Using the 2D Design software, students created their clock designs and added numbers and tick marks around the edge for the minutes. The laser cutter cut out each shape and rendered the design features onto the clock face. The wooden clock faces were then brought back to the classroom, where students painted them, added hand-drawn designs, and set up an assembly line to fit each one with clock hands and motors.
In a forthcoming co-written article for the International Journal of Science and Mathematics Education entitled “Geometry and Design Thinking in the Elementary School,” Lainie and Allison explain that hands-on projects like the clocks and pentominoes offer an immersive math experience that challenges students’ problem solving skills and enriches their understanding of foundational concepts. Lainie and Allison note that the objects created in these projects “hold a story, and the story includes the design process, the pride of accomplishment, and the core subject learning objectives interwoven into the project.”

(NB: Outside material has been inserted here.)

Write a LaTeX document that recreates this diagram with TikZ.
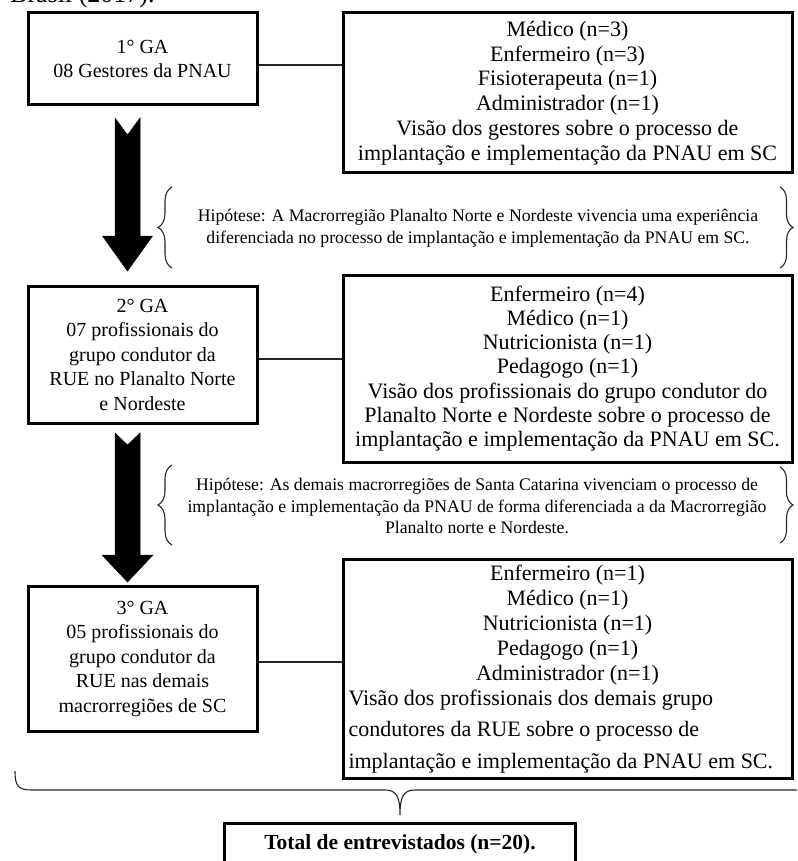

What is a meaningful mathematical task?
Activities like creating pentomino puzzles and clocks engage students in the study and application of mathematical topics in a way that enriches their understanding. According to the authors of Making Sense: Teaching and Learning Mathematics with Understanding (Hiebert et al. 1997) there are three features of meaningful mathematical tasks:
1. The tasks are problematic. Students view the problem as interesting. There is something to find out as a result of solving the problem and something to make sense of.
2. The tasks connect with where the students are. Students must be able to apply the knowledge and skill they already have to develop a method for completing the task or solving the problem.
3. The tasks engage students in thinking about important mathematics. Students must have the opportunity to reflect on important mathematical ideas and to take something of mathematical value away from the experience.